Umwelt

Sonnencreme im Badesee macht Schnecken unfruchtbar

Chemische Filtersubstanzen mit Östrogen-ähnlicher Wirkung

Die Zwergdeckelschnecke produziert weniger Embryonen, wenn die Konzentration an chemischen UV-Filtersubstanzen während des Sommers in den Badeseen steigt. © Universität Frankfurt (Main)

Im Sommer erreicht die Konzentration von Sonnencremes nicht nur auf unserer Haut, sondern auch in den Badeseen Höchstwerte. Mit negativen Folgen zumindest für einige Wasserbewohner: Die chemischen UV-Filtersubstanzen in den meisten Sonnencremes beeinflussen das Hormonsystem und auf diese Weise die Fortpflanzung von Wasserschnecken.

Sonnencremes enthalten chemische Filtersubstanzen, die die UV-Strahlung absorbieren oder reflektieren und damit die Haut vor deren schädlichen Auswirkunge schützen. Für bestimmte Inhaltsstoffe ist jedoch im Tierversuch eine östrogenartige Aktivität nachgewiesen worden.
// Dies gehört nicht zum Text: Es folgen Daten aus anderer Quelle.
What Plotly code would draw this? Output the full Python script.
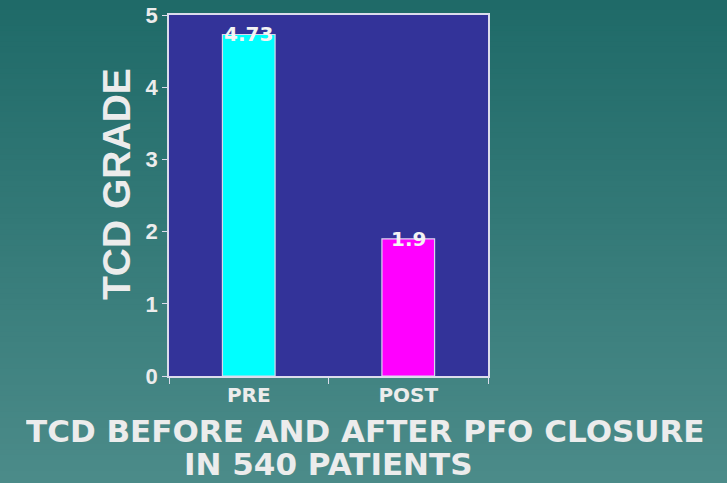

Inwieweit Östrogen-aktive UV-Filter auch für den Menschen schädlich sind, ist bisher nicht untersucht. Sicher ist, dass sie vom Körper aufgenommen werden und anschließend für einige Stunden im Blut, Urin und auch in der Muttermilch nachweisbar sind – und zwar in Konzentrationen, die in etwa derjenigen einer niedrig dosierten Anti- Baby-Pille entsprechen.

Sonnencreme im Badesee

Dominic Kaiser , Biologe der Goethe Universität Frankfurt hat nun in einer Studie die Wirkung der beiden häufigsten UV-Filtersubstanzen auf wasserlebende Orgabismen untersucht. „Im Sommer ist der Eintrag in die Badeseen besonders groß“, erklärt Kaiser, „da die Substanzen aber nicht nur in Sonnencremes, sondern auch in vielen anderen Kosmetika wie Shampoos, Hautcremes, Lippenstiften und Parfums vorkommen, haben wir das ganze Jahr über eine Belastung der Fließgewässer über die häuslichen Abwässer.“ In Kosmetika dienen die UV-Filtersubstanzen vor allem dazu, die Produkte vor einer Veränderung oder Zersetzung durch Sonnenlicht zu bewahren.
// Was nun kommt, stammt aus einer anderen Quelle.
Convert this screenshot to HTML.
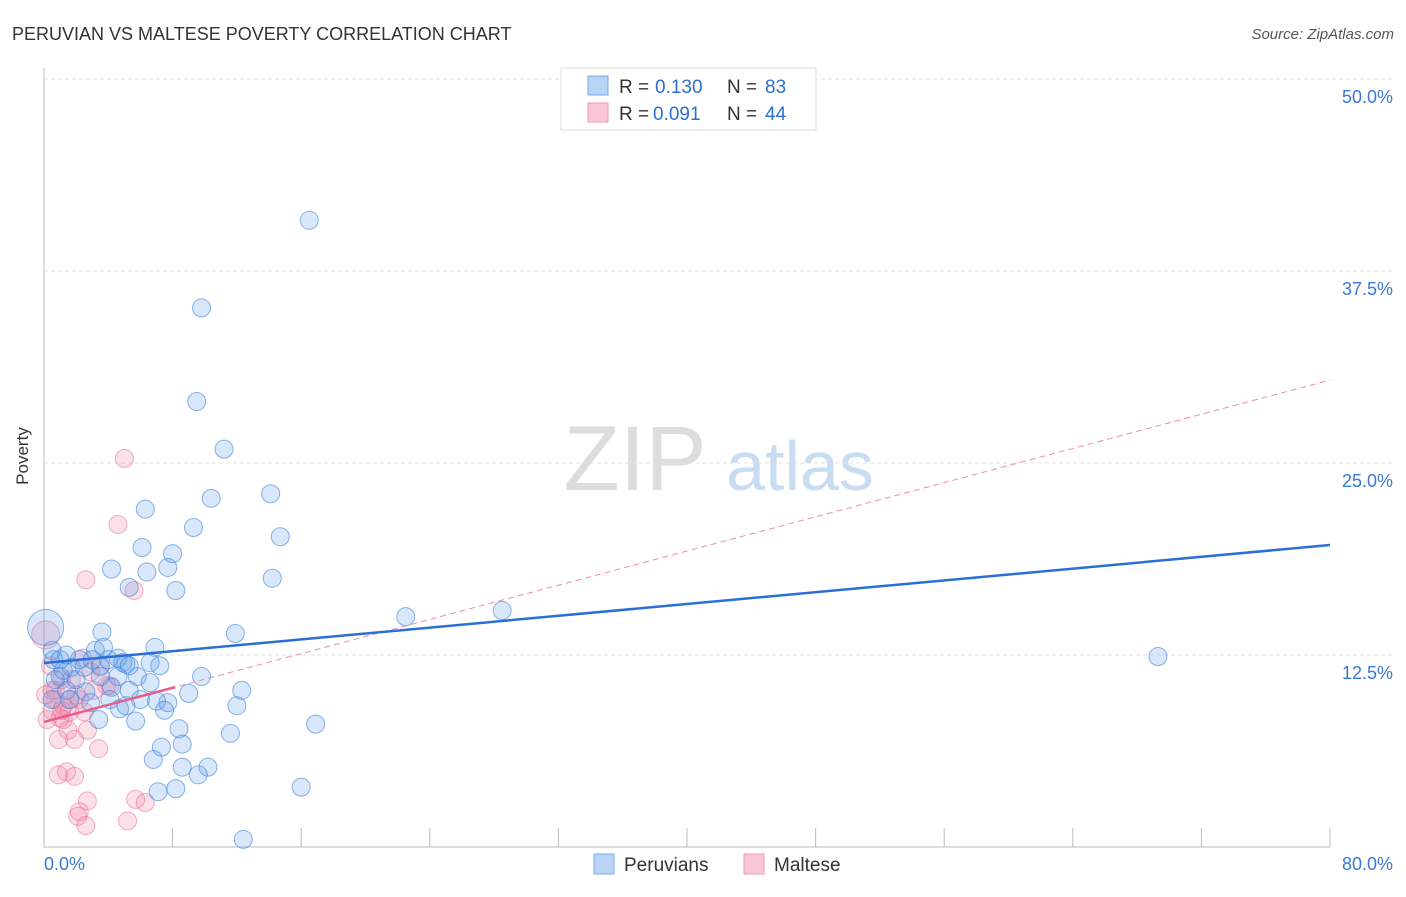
<!DOCTYPE html>
<html><head><meta charset="utf-8"><style>
body{margin:0;background:#fff;font-family:"Liberation Sans",sans-serif}
svg text{font-family:"Liberation Sans",sans-serif}
</style></head><body>
<svg id="chart" width="1406" height="892" xmlns="http://www.w3.org/2000/svg">
<text x="12" y="40" font-size="18" fill="#333">PERUVIAN VS MALTESE POVERTY CORRELATION CHART</text>
<text x="1394" y="39" font-size="15" fill="#555" font-style="italic" text-anchor="end">Source: ZipAtlas.com</text>
<text x="28" y="456" font-size="17" fill="#333" transform="rotate(-90 28 456)" text-anchor="middle">Poverty</text>
<g><text x="635" y="490" font-size="92" fill="#ddd" font-family="Liberation Serif" text-anchor="middle">ZIP</text><text x="800" y="490" font-size="70" fill="#c8dcf3" text-anchor="middle">atlas</text></g>
<g id="grid"></g><g id="axes"></g>
<g id="pink"></g><g id="blue"></g><g id="trends"></g>
<g>
<rect x="561" y="68" width="255" height="62" fill="#fff" stroke="#ddd"/>
<rect x="588" y="76" width="20" height="19" fill="#b8d4f5" stroke="#7aa8e0"/>
<rect x="588" y="103" width="20" height="19" fill="#f9c6d6" stroke="#ee9ab5"/>
<text x="619" y="93" font-size="19" fill="#333">R =</text><text x="655" y="93" font-size="19" fill="#2d6fd1">0.130</text>
<text x="727" y="93" font-size="19" fill="#333">N =</text><text x="765" y="93" font-size="19" fill="#2d6fd1">83</text>
<text x="619" y="120" font-size="19" fill="#333">R =</text><text x="653" y="120" font-size="19" fill="#2d6fd1">0.091</text>
<text x="727" y="120" font-size="19" fill="#333">N =</text><text x="765" y="120" font-size="19" fill="#2d6fd1">44</text>
</g>
<g>
<rect x="594" y="854" width="20" height="20" fill="#b8d4f5" stroke="#7aa8e0"/>
<text x="624" y="871" font-size="19" fill="#333">Peruvians</text>
<rect x="744" y="854" width="20" height="20" fill="#f9c6d6" stroke="#ee9ab5"/>
<text x="774" y="871" font-size="19" fill="#333">Maltese</text>
</g>
</svg>
<script>
const xTicks=[0,80];
const yTicks=[12.5,25,37.5,50];
const blueX=[16.5,9.8,9.5,11.2,10.4,14.1,6.3,9.3,14.7,6.1,8.0,4.2,7.7,6.4,14.2,8.2,5.3,22.5,28.5,3.6,11.9,6.9,69.3,0.5,3.2,4.6,5.1,7.2,5.8,9.8,6.6,12.3,9.0,5.3,4.2,2.6,1.0,1.7,2.2,3.5,1.2,0.6,4.0,4.9,7.7,7.0,12.0,7.5,4.7,6.0,3.4,5.7,16.9,8.4,11.6,8.6,7.3,6.8,8.6,10.2,9.6,7.1,8.2,16.0,12.4,1.6,2.9,1.4,0.7,2.0,4.1,5.1,2.5,3.0,1.0,0.5,3.5,1.4,3.7,5.3,6.6,4.6,0.1];
const blueY=[40.8,35.1,29.0,25.9,22.7,23.0,22.0,20.8,20.2,19.5,19.1,18.1,18.2,17.9,17.5,16.7,16.9,15.0,15.4,14.0,13.9,13.0,12.4,12.8,12.8,12.3,11.9,11.8,11.1,11.1,10.7,10.2,10.0,10.2,10.4,10.1,11.1,11.7,12.2,11.8,11.5,12.2,12.2,12.0,9.4,9.5,9.2,8.9,9.0,9.6,8.3,8.2,8.0,7.7,7.4,6.7,6.5,5.7,5.2,5.2,4.7,3.6,3.8,3.9,0.5,9.6,9.4,10.2,10.9,10.9,9.6,9.2,11.7,12.2,12.2,9.6,11.1,12.5,13.0,11.8,12.0,11.1,14.3];
const pinkX=[5.0,4.6,2.6,5.6,0.1,0.4,0.5,0.7,1.1,1.0,1.2,1.6,1.9,1.5,2.7,3.4,2.2,1.7,2.9,2.4,3.5,4.1,0.9,1.4,1.9,2.7,2.2,2.1,2.6,5.7,6.3,5.2,0.2,0.5,0.1,0.7,1.2,2.0,2.5,3.1,1.1,1.6,0.9,3.9];
const pinkY=[25.3,21.0,17.4,16.7,13.8,11.8,10.2,9.6,8.9,8.4,8.3,8.8,7.0,7.6,7.6,6.4,9.6,10.9,11.4,12.3,11.7,10.5,4.7,4.9,4.6,3.0,2.3,2.0,1.4,3.1,2.9,1.7,8.3,8.9,9.9,10.2,9.2,9.9,8.8,10.2,10.9,9.6,7.0,10.5];
const blueTrend=[11.98,19.66];
const pinkTrend=[8.14,30.4];
const pinkSolidEnd=8.15;
const NS='http://www.w3.org/2000/svg';
const X0=44,X1=1330,Y0=847,Y50=79;
const sx=v=>X0+(v/80)*(X1-X0);
const sy=v=>Y0-(v/50)*(Y0-Y50);
function mk(t,a,p){const e=document.createElementNS(NS,t);for(const k in a)e.setAttribute(k,a[k]);p.appendChild(e);return e;}
const grid=document.getElementById('grid'),axes=document.getElementById('axes');
yTicks.forEach(v=>{
 const l=mk('line',{x1:X0,x2:1394,y1:sy(v),y2:sy(v),stroke:'#e2e2e2','stroke-dasharray':'4,3'},grid);
 
 
 const t=mk('text',{x:1393,y:sy(v)+24,'font-size':18,fill:'#3a78d6','text-anchor':'end'},grid);
 t.textContent=v.toFixed(1)+'%';
 
 
});
const la=mk('line',{x1:X0,x2:X0,y1:68,y2:Y0,stroke:'#bbb'},axes);


const ba=mk('line',{x1:X0,x2:X1,y1:Y0,y2:Y0,stroke:'#bbb'},axes);


for(let i=0;i<=10;i++){const v=i*8;
 const tk=mk('line',{x1:sx(v),x2:sx(v),y1:828,y2:Y0,stroke:'#bbb'},axes);
 
 }
xTicks.forEach((v,i)=>{
 const t=mk('text',{x:i?1393:44,y:870,'font-size':18,fill:'#3a78d6','text-anchor':i?'end':'start'},axes);
 t.textContent=v.toFixed(1)+'%';
 
 
});
function pts(xs,ys,g,fill,stroke,name,bigIdx,bigR){
 xs.forEach((x,i)=>{
  const c=mk('circle',{cx:sx(x),cy:sy(ys[i]),r:i===bigIdx?bigR:9,fill:fill,stroke:stroke,'stroke-width':1},g);
  
  
 });
}
pts(pinkX,pinkY,document.getElementById('pink'),'rgba(240,130,165,0.25)','rgba(232,110,150,0.55)','maltese-point',4,14);
pts(blueX,blueY,document.getElementById('blue'),'rgba(100,160,230,0.25)','rgba(60,130,220,0.6)','peruvian-point',blueX.length-1,18);
const tr=document.getElementById('trends');
const pd=mk('line',{x1:sx(0),y1:sy(pinkTrend[0]),x2:sx(80),y2:sy(pinkTrend[1]),stroke:'#ef8aab','stroke-width':1,'stroke-dasharray':'6,4'},tr);


const ps=mk('line',{x1:sx(0),y1:sy(pinkTrend[0]),x2:sx(pinkSolidEnd),y2:sy(pinkTrend[0]+(pinkTrend[1]-pinkTrend[0])*pinkSolidEnd/80),stroke:'#e85d8a','stroke-width':2.5},tr);


const bl=mk('line',{x1:sx(0),y1:sy(blueTrend[0]),x2:sx(80),y2:sy(blueTrend[1]),stroke:'#2a6fd6','stroke-width':2.5},tr);


</script>
</body></html>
Der Forscher testete die Wirkung der Präparate auf drei Organismen: den Glanzwurm, die Zuckmücke und die Zwergdeckelschnecke. Während die Vermehrung von Wurm und Mücke von den Substanzen nicht beeinträchtigt wurde, produzierten die Schnecken weniger Embryonen im Laborversuch. „Unsere Forschung ist primär auf aquatische Ökosysteme ausgerichtet“, kommentiert Abteilungsleiter Professor Jörg Oehlmann, „insofern untersuchen wir nicht, ob das, was für die Zwergdeckelschnecke gilt, sich auch auf den Menschen übertragen lässt.“

Auswirkungen auf Gesamtökosystem noch unbekannt

Kaiser untersucht nun im nächsten Schritt, was seine im Labor gefundenen Ergebnisse für reale Ökosysteme bedeuten. Er entnimmt dazu Wasserproben aus zehn Badeseen und zehn Fließgewässern der Region und untersucht auch den Anteil der UV-Filtersubstanzen im Sediment am Boden des Sees, wo die Larven der Zuckmücke, der Glanzwurm und auch die Zwergdeckelschnecke leben.
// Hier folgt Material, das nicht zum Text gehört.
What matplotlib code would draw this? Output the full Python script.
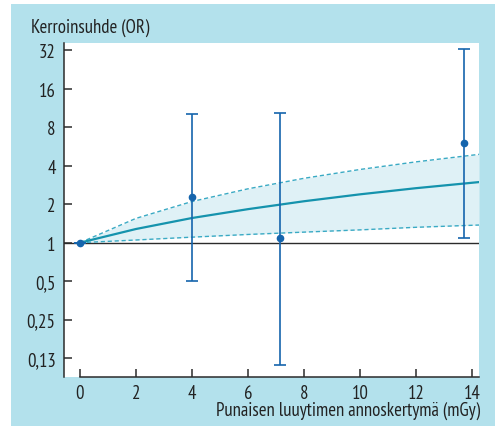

Seine Untersuchung wird sich dann auf einen ganzen Cocktail von Umweltgiften erstrecken, denn die im Wasser lebenden Organismen können nach der Badesaison noch nicht aufatmen: Ganzjährig sind sie zusätzlich der Wirkung von Pflanzen- und Insektenschutzmitteln ausgesetzt. Wenn die Schnecke aus den belasteten Ökosystemen verschwinden sollte, könnte dies die Ökosystemfunktion beeinträchtigen, es sei denn, die frei gewordene ökologische Nische wird durch eine andere Art besetzt.